TORONTO -- An Ontario personal support worker says she feels “devalued” after receiving easily torn medical gowns that feel like “tissue paper” to wear while seeing patients during the COVID-19 pandemic.

Margo Frey, a community PSW in the Peterborough, Ont. area, told CTV News Toronto on Monday that she recently received a new shipment of personal protective equipment and that the quality of the medical gowns is “really poor.”

“This new gown that we got is so thin that I think if somebody spit on me it would go through,” she said. “We're not going to be properly protected. It's like a false sense of security.”

Frey said she and her coworkers have noticed that the gowns tear easily and are itchy. She said she has been told to assume every patient she helps has COVID-19 and to change her PPE after seeing each person.

“It's scary. We feel devalued because we're doing what we think is an important job, but obviously, the government doesn't think that we're important enough to have made any moves over the past year,” she said.

“These feel more like a tissue, a thin, thin tissue or tissue paper almost. Every gown that I've worn has ripped. If you pull on it, or you try to put it on, it rips on the arms.”

The Ontario government says it has spent nearly $1.1 billion on PPE including masks, gloves, medical gowns and face shields.

“All PPE distributed from the pandemic stockpile is medical grade and compliant with appropriate standards,” Ontario’s Ministry of Health said in a statement. “Public hospitals and long-term care homes must assess the available supply of PPE on an ongoing basis and continue to make appropriate PPE available to front-line staff.”

According to the Government of Canada website, there are four different levels of approved medical gowns, each with different material integrity.

Infectious disease expert Dr. Anna Benerjee said that while there are different grades of medical gowns, their main purpose is to prevent body secretions from falling on a person or a person’s clothing, and that the quality should be the same across the board during a pandemic.
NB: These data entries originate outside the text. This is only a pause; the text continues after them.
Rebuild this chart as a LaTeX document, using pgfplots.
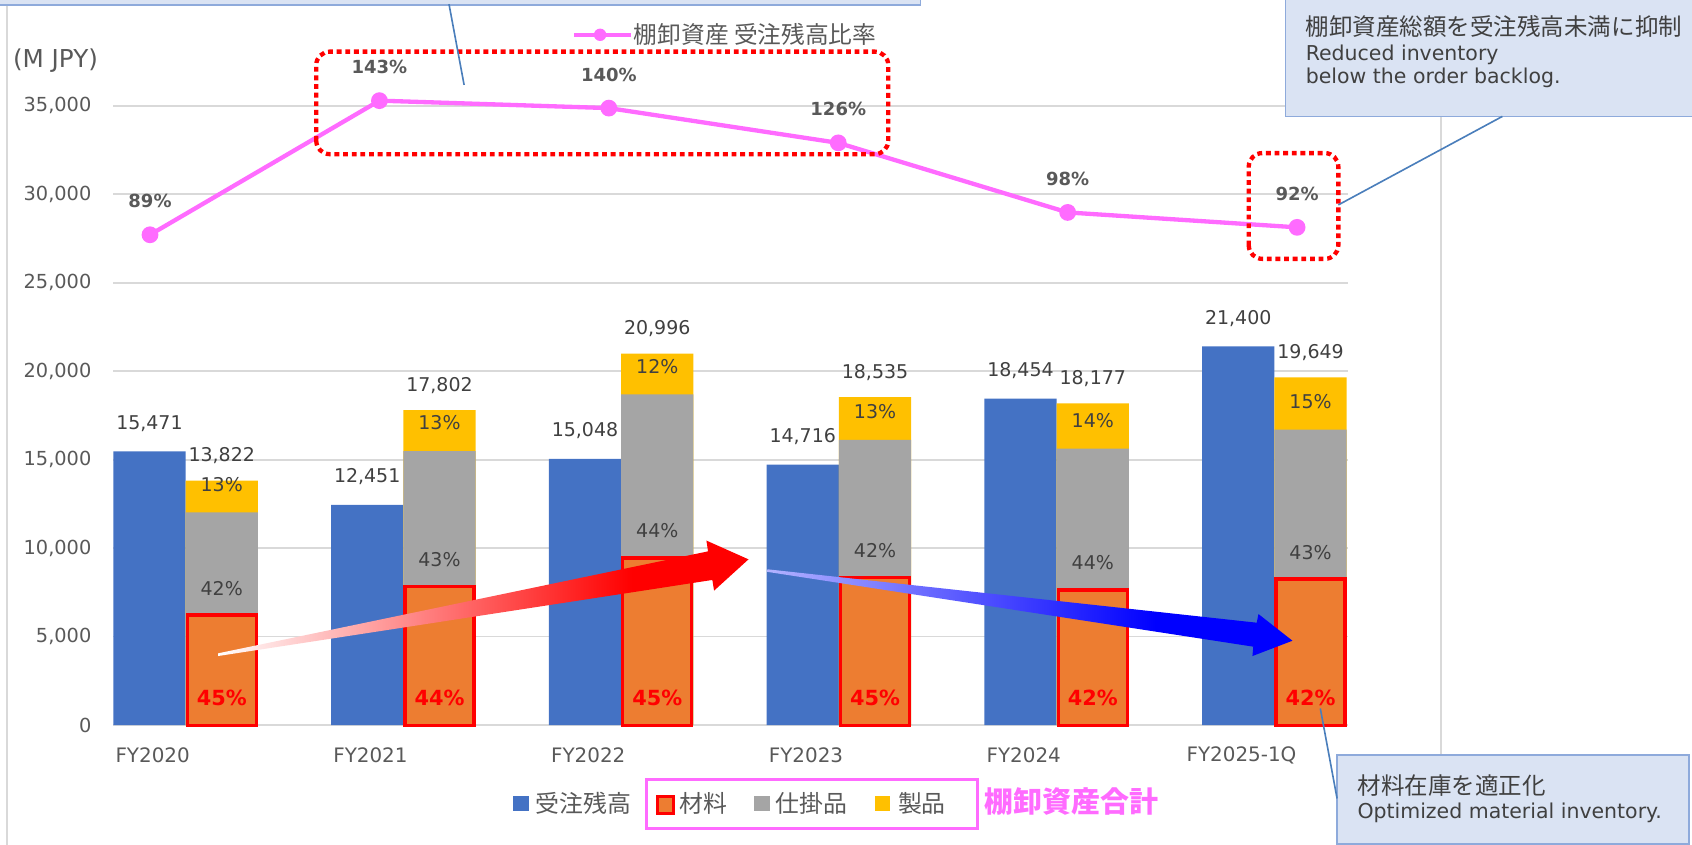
\documentclass[border=0pt]{standalone}
\usepackage{pgfplots}
\pgfplotsset{compat=1.18}
\usepackage{pgfplotstable}
\usepackage{fontspec}
\setmainfont{DejaVu Sans}
\newfontfamily\jp{Noto Sans CJK JP}
\definecolor{cblue}{HTML}{4472C4}
\definecolor{corange}{HTML}{ED7D31}
\definecolor{cgray}{HTML}{A5A5A5}
\definecolor{cyellow}{HTML}{FFC000}
\definecolor{cpink}{HTML}{FF6BFF}
\definecolor{labgray}{HTML}{595959}
\definecolor{dgray}{HTML}{404040}
\definecolor{gridgray}{HTML}{D9D9D9}
\definecolor{cfill}{HTML}{DAE3F3}
\definecolor{cborder}{HTML}{8EAADB}
\definecolor{cline}{HTML}{4A7EBB}
\definecolor{cred}{HTML}{FF0000}
\pgfdeclarehorizontalshading{redarrow}{100bp}{color(0bp)=(white); color(25bp)=(white); color(64bp)=(red); color(100bp)=(red)}
\pgfdeclarehorizontalshading{bluearrow}{100bp}{color(0bp)=(blue!30!white); color(25bp)=(blue!30!white); color(62bp)=(blue); color(100bp)=(blue)}
\pgfkeys{/pgf/number format/.cd,1000 sep={,},assume math mode=true}
\newcommand\fsz[2]{\fontsize{#1pt}{#2pt}\selectfont}

\pgfplotstableread{
x backlog mat wip prod total mp wp pp
0 15471 6220 5805 1797 13822 45 42 13
1 12451 7833 7655 2314 17802 44 43 13
2 15048 9448 9238 2310 20996 45 44 12
3 14716 8341 7785 2409 18535 45 42 13
4 18454 7634 7998 2545 18177 42 44 14
5 21400 8253 8449 2947 19649 42 43 15
}\datatable

\pgfplotstableread{
x r
0 89
1 143
2 140
3 126
4 98
5 92
}\ratiotable

\begin{document}
\begin{tikzpicture}
\useasboundingbox (0,0) rectangle (31.36cm,15.66cm);
\clip (0,0) rectangle (31.36cm,15.66cm);
\begin{scope}[x=0.02cm,y=0.02cm]
\draw[gridgray, line width=0.03cm] (6.5,-5) -- (6.5,779);
\draw[gridgray, line width=0.03cm] (1335,-5) -- (1335,676);
\end{scope}

\begin{axis}[
  at={(2.1cm,2.22cm)}, anchor=south west, scale only axis,
  width=22.88cm, height=12.48cm,
  xmin=-0.332, xmax=5.337, ymin=0, ymax=38049,
  ytick={0,5000,...,35000}, scaled y ticks=false,
  ymajorgrids, grid style={draw=gridgray, line width=0.03cm},
  axis line style={draw=none}, tick style={draw=none},
  xtick={0,...,5},
  xticklabels={FY2020,FY2021,FY2022,FY2023,FY2024,FY2025-1Q},
  xticklabel style={anchor=center, inner sep=0pt, xshift=-0.61cm, yshift=-0.56cm, text=labgray, font=\fsz{10.5}{12}},
  yticklabel style={anchor=east, inner sep=0pt, xshift=-0.4cm, text=labgray, font=\fsz{10.2}{12}},
  clip=false,
]
\addplot[ybar, bar width=1.34cm, bar shift=-0.67cm, fill=cblue, draw=none] table[x=x,y=backlog]{\datatable};
\addplot[ybar, bar width=1.34cm, bar shift=0.67cm, fill=cyellow, draw=none] table[x=x,y expr=\thisrow{mat}+\thisrow{wip}+\thisrow{prod}]{\datatable};
\addplot[ybar, bar width=1.34cm, bar shift=0.67cm, fill=cgray, draw=none] table[x=x,y expr=\thisrow{mat}+\thisrow{wip}]{\datatable};
\addplot[ybar, bar width=1.28cm, bar shift=0.67cm, fill=corange, draw=cred, line width=0.06cm] table[x=x,y=mat]{\datatable};
\addplot[draw=none, nodes near coords, point meta=\thisrow{backlog},
  nodes near coords style={anchor=center, xshift=-0.67cm, yshift=0.52cm, text=dgray, font=\fsz{10}{12}}]
  table[x=x,y=backlog]{\datatable};
\addplot[draw=none, nodes near coords, point meta=\thisrow{total},
  nodes near coords style={anchor=center, xshift=0.67cm, yshift=0.46cm, text=dgray, font=\fsz{10}{12}}]
  table[x=x,y=total]{\datatable};
\addplot[draw=none, nodes near coords={\pgfmathprintnumber{\pgfplotspointmeta}\%}, point meta=\thisrow{mp},
  nodes near coords style={anchor=center, xshift=0.67cm, yshift=0.5cm, text=cred, font=\bfseries\fsz{11}{13}}]
  table[x=x,y expr=0]{\datatable};
\addplot[draw=none, nodes near coords={\pgfmathprintnumber{\pgfplotspointmeta}\%}, point meta=\thisrow{wp},
  nodes near coords style={anchor=center, xshift=0.67cm, yshift=0.5cm, text=dgray, font=\fsz{10}{12}}]
  table[x=x,y=mat]{\datatable};
\addplot[draw=none, nodes near coords={\pgfmathprintnumber{\pgfplotspointmeta}\%}, point meta=\thisrow{pp},
  nodes near coords style={anchor=center, xshift=0.67cm, yshift=0.52cm, text=dgray, font=\fsz{10}{12}}]
  table[x=x,y expr=\thisrow{mat}+\thisrow{wip}]{\datatable};
\end{axis}

\begin{axis}[
  at={(2.1cm,2.22cm)}, anchor=south west, scale only axis,
  width=22.88cm, height=12.48cm,
  xmin=-0.16, xmax=5.221, ymin=-108.4, ymax=162.67,
  hide axis, clip=false,
]
\addplot[color=cpink, line width=0.08cm, mark=*, mark size=0.115cm,
  mark options={fill=cpink, draw=none},
  nodes near coords={\pgfmathprintnumber{\pgfplotspointmeta}\%}, point meta=\thisrow{r},
  nodes near coords style={anchor=center, yshift=0.62cm, text=labgray, font=\bfseries\fsz{9.5}{11}}]
  table[x=x,y=r]{\ratiotable};
\end{axis}

\begin{scope}[x=0.02cm,y=0.02cm]
% gradient arrows
\shade[shading=redarrow] (202,177.5) -- (656,272) -- (654.5,282) -- (693.5,264.6) -- (661.6,235.6) -- (660,245.5) -- (202,175) -- cycle;
\shade[shading=bluearrow] (711,255.4) -- (1164.4,205.9) -- (1166,213.9) -- (1197.5,189.2) -- (1160.4,175) -- (1161.2,183.7) -- (711,253) -- cycle;

% red dotted boxes
\draw[cred, line width=0.08cm, dash pattern=on 0.09cm off 0.07cm, rounded corners=0.25cm] (293,640) rectangle (823,735);
\draw[cred, line width=0.08cm, dash pattern=on 0.09cm off 0.07cm, rounded corners=0.25cm] (1157,543) rectangle (1240,641);

% callouts
\draw[fill=cfill, draw=cborder, line width=0.03cm] (-20,778.4) rectangle (853,830);
\draw[cline, line width=0.03cm] (416,779) -- (430,704.2);

\draw[fill=cfill, draw=cborder, line width=0.03cm] (1191,675) rectangle (1620,830);
\draw[cline, line width=0.03cm] (1392,675) -- (1240,593);
\node[anchor=base west, inner sep=0pt, text=dgray] at (1209.5,749.6) {\jp\fsz{12.4}{14}棚卸資産総額を受注残高未満に抑制};
\node[anchor=base west, inner sep=0pt, text=dgray] at (1209.5,726.5) {\fsz{10.8}{13}Reduced inventory};
\node[anchor=base west, inner sep=0pt, text=dgray] at (1209.5,705.8) {\fsz{10.8}{13}below the order backlog.};

\draw[fill=cfill, draw=cborder, line width=0.03cm] (1239,1) rectangle (1565,83.3);
\draw[cline, line width=0.03cm] (1223.3,126.5) -- (1238.8,43.1);
\node[anchor=base west, inner sep=0pt, text=dgray] at (1257.4,47) {\jp\fsz{12.4}{14}材料在庫を適正化};
\node[anchor=base west, inner sep=0pt, text=dgray] at (1257.4,24.6) {\fsz{10.8}{13}Optimized material inventory.};

% unit label
\node[anchor=west, inner sep=0pt, text=labgray] at (11.7,727) {\fsz{13}{15}(M JPY)};

% top legend
\draw[cpink, line width=0.08cm] (532,750.6) -- (585,750.6);
\fill[cpink] (556,750.6) circle (0.115cm);
\node[anchor=west, inner sep=0pt, text=labgray] at (587,751) {\jp\fsz{12.5}{14}棚卸資産 受注残高比率};

% bottom legend
\fill[cblue] (475,31) rectangle (490,45);
\node[anchor=west, inner sep=0pt, text=labgray] at (496,38.5) {\jp\fsz{12.6}{14}受注残高};
\draw[cpink, line width=0.06cm] (598.7,15.3) rectangle (906,60.7);
\draw[fill=corange, draw=cred, line width=0.06cm] (609,29) rectangle (624,45);
\node[anchor=west, inner sep=0pt, text=labgray] at (629,38.5) {\jp\fsz{12.6}{14}材料};
\fill[cgray] (699,31) rectangle (713,45);
\node[anchor=west, inner sep=0pt, text=labgray] at (718.6,38.5) {\jp\fsz{12.6}{14}仕掛品};
\fill[cyellow] (811,31) rectangle (825,45);
\node[anchor=west, inner sep=0pt, text=labgray] at (831.7,38.5) {\jp\fsz{12.6}{14}製品};
\node[anchor=west, inner sep=0pt, text=cpink] at (911.5,40) {\jp\bfseries\fsz{15.3}{17}棚卸資産合計};
\end{scope}
\end{tikzpicture}
\end{document}
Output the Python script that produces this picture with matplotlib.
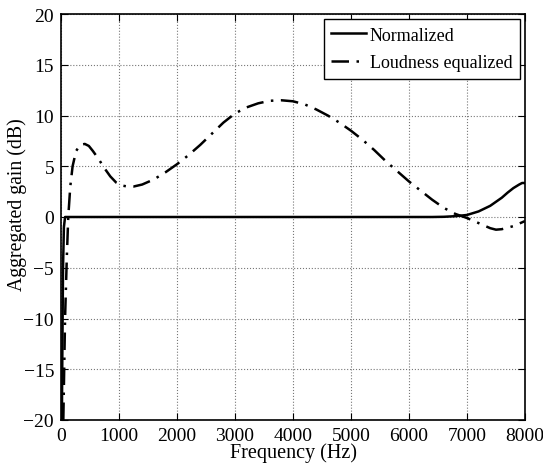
import matplotlib.pyplot as plt

plt.rcParams['font.family'] = ['Liberation Serif', 'DejaVu Serif']
plt.rcParams['mathtext.fontset'] = 'stix'

# Normalized response (Hz, dB)
norm_freq = [15, 25, 35, 50, 70, 1000, 3000, 5000, 6400, 6600, 6800,
             7000, 7200, 7400, 7600, 7700, 7800, 7900, 7950, 8000]
norm_gain = [-20, -12, -5, -1, 0, 0, 0, 0, 0, 0.02, 0.08,
             0.2, 0.55, 1.1, 1.9, 2.4, 2.85, 3.2, 3.35, 3.35]

# Loudness equalized response (Hz, dB)
loud_freq = [40, 70, 100, 125, 160, 200, 260, 330, 410, 480, 550, 650, 750, 850,
             950, 1050, 1150, 1250, 1400, 1600, 1800, 2000, 2200, 2400, 2600,
             2800, 3000, 3200, 3400, 3600, 3800, 4000, 4200, 4400, 4600, 4800,
             5000, 5200, 5400, 5600, 5800, 6000, 6200, 6400, 6600, 6800, 7000,
             7200, 7400, 7500, 7600, 7800, 8000]
loud_gain = [-20, -10, -4, 0, 3, 5, 6.5, 7.1, 7.2, 7.0, 6.5, 5.7, 4.8, 4.0,
             3.4, 3.1, 3.0, 3.0, 3.2, 3.7, 4.4, 5.2, 6.1, 7.1, 8.2,
             9.3, 10.2, 10.8, 11.2, 11.45, 11.5, 11.4, 11.1, 10.6, 10.0, 9.3,
             8.5, 7.6, 6.6, 5.5, 4.5, 3.5, 2.6, 1.7, 0.9, 0.3, -0.1,
             -0.6, -1.1, -1.25, -1.2, -0.9, -0.4]

fig = plt.figure(figsize=(5.43, 4.64), dpi=100)
ax = fig.add_axes([61 / 543, 43 / 464, 464 / 543, 406 / 464])

ax.plot(norm_freq, norm_gain, '-', color='black', linewidth=1.8, label='Normalized')
ax.plot(loud_freq, loud_gain, '-.', color='black', linewidth=1.8,
        label='Loudness equalized', dashes=(7, 3, 1, 3))

ax.set_xlim(0, 8000)
ax.set_ylim(-20, 20)
ax.set_xticks(range(0, 8001, 1000))
ax.set_yticks(range(-20, 21, 5))
ax.grid(True, linestyle=':', color='#777777', linewidth=0.8)
ax.tick_params(direction='in', top=True, right=True, labelsize=14, length=5, pad=5)
for s in ax.spines.values():
    s.set_linewidth(1.2)

ax.set_xlabel('Frequency (Hz)', fontsize=14.5, labelpad=-1)
ax.set_ylabel('Aggregated gain (dB)', fontsize=14.2, va='center')
ax.yaxis.set_label_coords(-0.095, 0.534)

leg = ax.legend(loc='upper right', fontsize=13, fancybox=False, framealpha=1,
                edgecolor='black', handlelength=1.95, borderaxespad=0.3,
                borderpad=0.4, labelspacing=0.6, handletextpad=0.2)
leg.get_frame().set_linewidth(1.0)

fig.savefig('out.png', dpi=100)
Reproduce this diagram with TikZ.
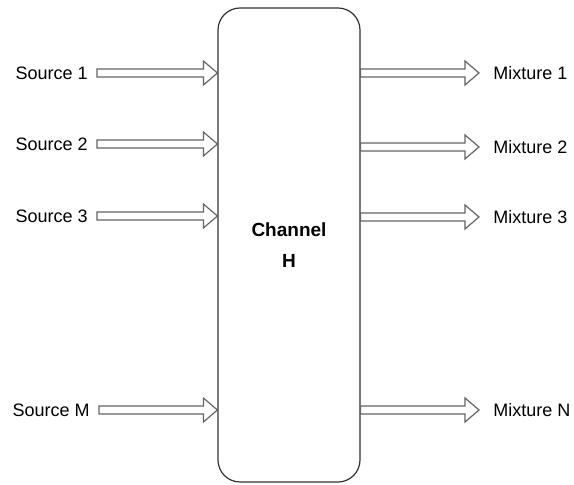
\documentclass[tikz,border=0pt]{standalone}
\usepackage{fontspec}
\setmainfont{Liberation Sans}
\usetikzlibrary{calc,positioning}
\definecolor{edgegray}{RGB}{100,100,100}
\definecolor{boxgray}{RGB}{50,50,50}
\tikzset{
  lbl/.style={inner sep=0pt, font=\fontsize{9}{11}\selectfont},
  chan/.style={draw=boxgray, line width=0.6pt, rounded corners=11pt,
    minimum width=71pt, minimum height=237pt, align=center,
    font=\fontsize{9.5}{15.5}\selectfont\bfseries},
  fat/.style={draw=edgegray, line width=0.6pt, fill=white, line join=miter}
}
% outlined block arrow from #1 to tip #2
\newcommand{\fatarrow}[2]{%
  \draw[fat] ($(#1)+(0,-4)$) -- ($(#2)+(-14,-4)$) -- ($(#2)+(-14,-12)$)
    -- (#2) -- ($(#2)+(-14,12)$) -- ($(#2)+(-14,4)$) -- ($(#1)+(0,4)$) -- cycle;}

\begin{document}
\begin{tikzpicture}[x=0.5pt,y=-0.5pt]
  \useasboundingbox (0,0) rectangle (574,485);
  % Channel block
  \node[chan] (chan) at (289,245) {Channel\\H};
  % Sources
  \node[lbl, anchor=east] (s1) at (88,73) {Source 1};
  \node[lbl, anchor=east] (s2) at (88,144) {Source 2};
  \node[lbl, anchor=east] (s3) at (88,216) {Source 3};
  \node[lbl, anchor=east] (sM) at (90,410) {Source M};
  % Mixtures
  \node[lbl, anchor=west] (m1) at (493,73) {Mixture 1};
  \node[lbl, anchor=west] (m2) at (493,147) {Mixture 2};
  \node[lbl, anchor=west] (m3) at (493,217) {Mixture 3};
  \node[lbl, anchor=west] (mN) at (493,410) {Mixture N};
  % Input arrows
  \foreach \s in {s1,s2,s3,sM}{
    \coordinate (in-\s) at ([xshift=4.5pt]\s.east);
    \fatarrow{in-\s}{chan.west |- \s}
  }
  % Output arrows
  \foreach \m in {m1,m2,m3,mN}{
    \coordinate (out-\m) at ([xshift=-7pt]\m.west);
    \fatarrow{chan.east |- \m}{out-\m}
  }
\end{tikzpicture}
\end{document}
“If someone’s coughing or vomiting, that gown is supposed to keep a barrier between the individual and the clothes they’re wearing,” she told CTV News Toronto.

“If there are tears in the gown and someone doesn’t recognize it, then the virus can get onto someone’s clothing or on their skin, and then someone’s more likely to self-contaminate themselves and get infected.”

Sharleen Stewart, president of SEIU Healthcare, a union representing more than 60,000 workers in Ontario, said she is now asking all of its health-care units to start looking at their PPE to determine if the medical gowns were a bad batch or if the quality has simply dropped.

“We cannot fight COVID on the cheap. We cannot cut corners anywhere, we have to ensure that they are protected,” Stewart said.

Frey has said she has made a formal complaint with her company and is awaiting a response.